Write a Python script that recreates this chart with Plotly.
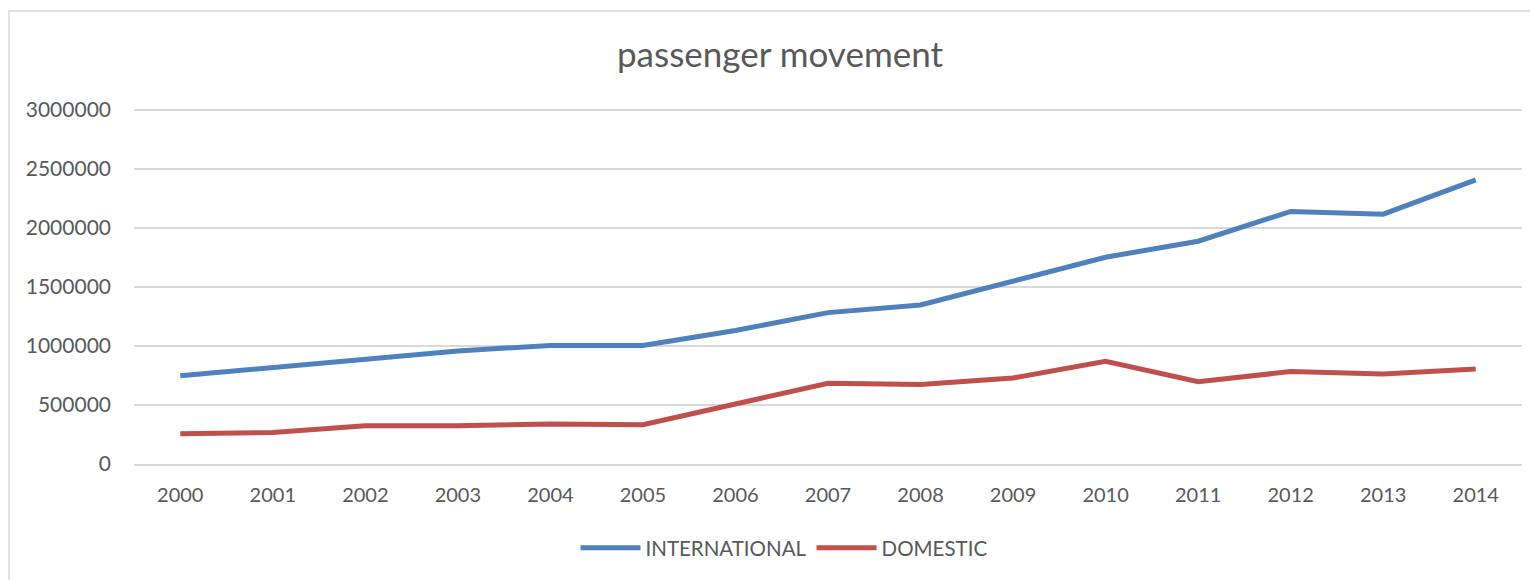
import plotly.graph_objects as go

years = ["2000", "2001", "2002", "2003", "2004", "2005", "2006", "2007",
         "2008", "2009", "2010", "2011", "2012", "2013", "2014"]
international = [748000, 816000, 887000, 958000, 1005000, 1005000, 1131000, 1283000,
                 1348000, 1545000, 1752000, 1888000, 2140000, 2117000, 2408000]
domestic = [257000, 266000, 325000, 325000, 339000, 333000, 509000, 684000,
            673000, 729000, 870000, 698000, 783000, 763000, 806000]
y_ticks = [0, 500000, 1000000, 1500000, 2000000, 2500000, 3000000]

W, H = 1530, 580
L, R, T, B = 134, 8, 107, 116
pw, ph = W - L - R, H - T - B
# headroom above the top tick so its gridline is drawn inside the plot area
y_top = 3000000 * ph / (ph - 3)

FONT = "Lato, 'Open Sans', sans-serif"
TEXT = "#595959"
GRID = "#D9D9D9"

fig = go.Figure()
fig.add_trace(go.Scatter(x=years, y=international, name="INTERNATIONAL", mode="lines",
                         line=dict(color="#4F81BD", width=5, shape="linear")))
fig.add_trace(go.Scatter(x=years, y=domestic, name="DOMESTIC", mode="lines",
                         line=dict(color="#C0504D", width=5, shape="linear")))

# chart frame
fig.add_shape(type="rect", xref="paper", yref="paper",
              x0=(9 - L) / pw, x1=(W + 5 - L) / pw,
              y0=-(H + 5 - T - ph) / ph, y1=(T + ph - 11) / ph,
              line=dict(color=GRID, width=1.5), fillcolor="rgba(0,0,0,0)", layer="below")

fig.update_layout(
    width=W, height=H,
    margin=dict(l=L, r=R, t=T, b=B),
    paper_bgcolor="white", plot_bgcolor="white",
    font=dict(family=FONT, color=TEXT),
    title=dict(text="passenger movement", x=780 / W, xref="container", xanchor="center",
               y=1 - 55 / H, yref="container", yanchor="middle",
               font=dict(family=FONT, size=35, color=TEXT)),
    xaxis=dict(type="category", range=[-0.5, 14.5], showgrid=False,
               showline=True, linecolor=GRID, linewidth=1.5,
               ticks="", tickfont=dict(size=20, color=TEXT), ticklabelstandoff=12,
               fixedrange=True),
    yaxis=dict(range=[0, y_top], tickvals=y_ticks,
               ticktext=[str(v) for v in y_ticks],
               showgrid=True, gridcolor=GRID, gridwidth=1.5, zeroline=False,
               showline=False, ticks="", tickfont=dict(size=21, color=TEXT),
               ticklabelstandoff=22, fixedrange=True),
    legend=dict(orientation="h", x=784 / W, xref="container", xanchor="center",
                y=1 - 548 / H, yref="container", yanchor="middle",
                font=dict(family=FONT, size=20.5, color=TEXT),
                itemwidth=60, traceorder="normal"),
    showlegend=True,
)

fig.write_html("out.html")
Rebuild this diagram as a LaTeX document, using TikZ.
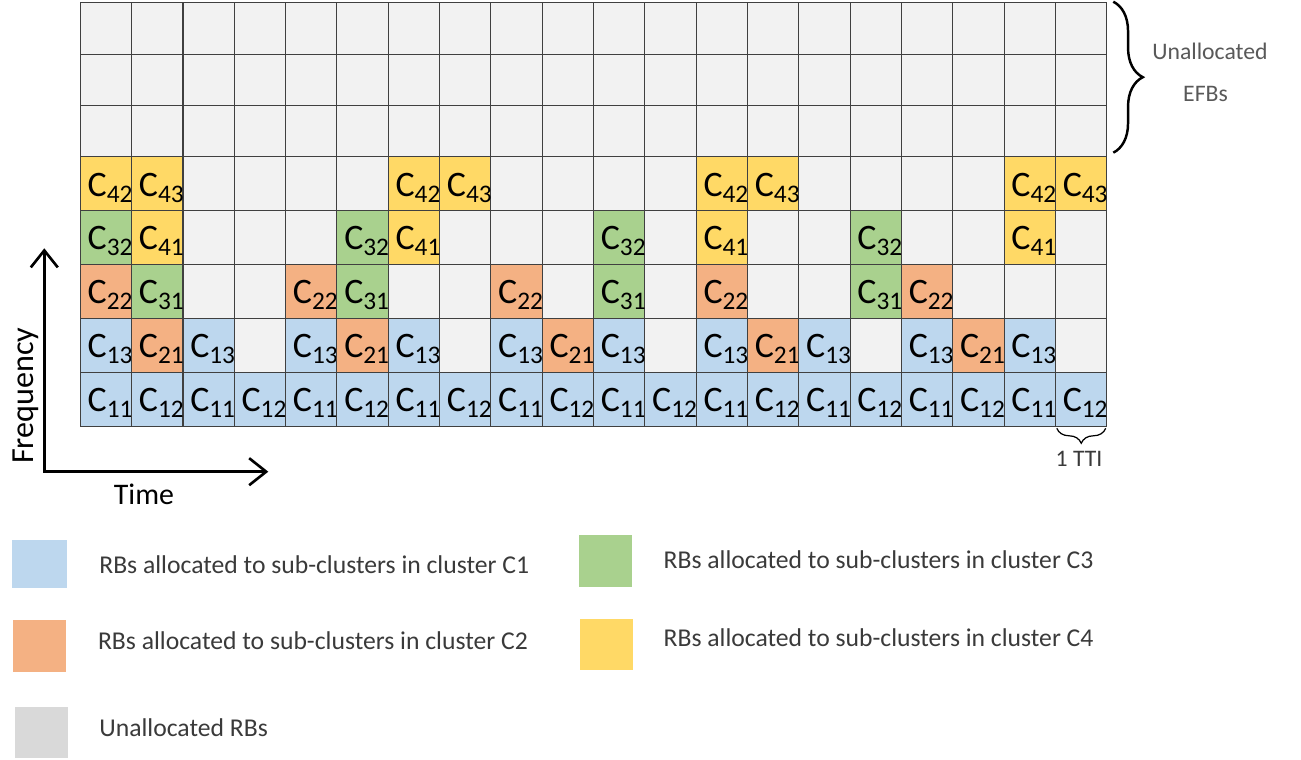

■ WHAT YOU HAVE TO DO:
Every line from the top of the material above through the line with "2000000, 2500000, 3000000]" should be duplicated exactly, please; leave out the pictures.

■ RESPONSE TO THIS TASK:
Write a Python script that recreates this chart with Plotly.
import plotly.graph_objects as go

years = ["2000", "2001", "2002", "2003", "2004", "2005", "2006", "2007",
         "2008", "2009", "2010", "2011", "2012", "2013", "2014"]
international = [748000, 816000, 887000, 958000, 1005000, 1005000, 1131000, 1283000,
                 1348000, 1545000, 1752000, 1888000, 2140000, 2117000, 2408000]
domestic = [257000, 266000, 325000, 325000, 339000, 333000, 509000, 684000,
            673000, 729000, 870000, 698000, 783000, 763000, 806000]
y_ticks = [0, 500000, 1000000, 1500000, 2000000, 2500000, 3000000]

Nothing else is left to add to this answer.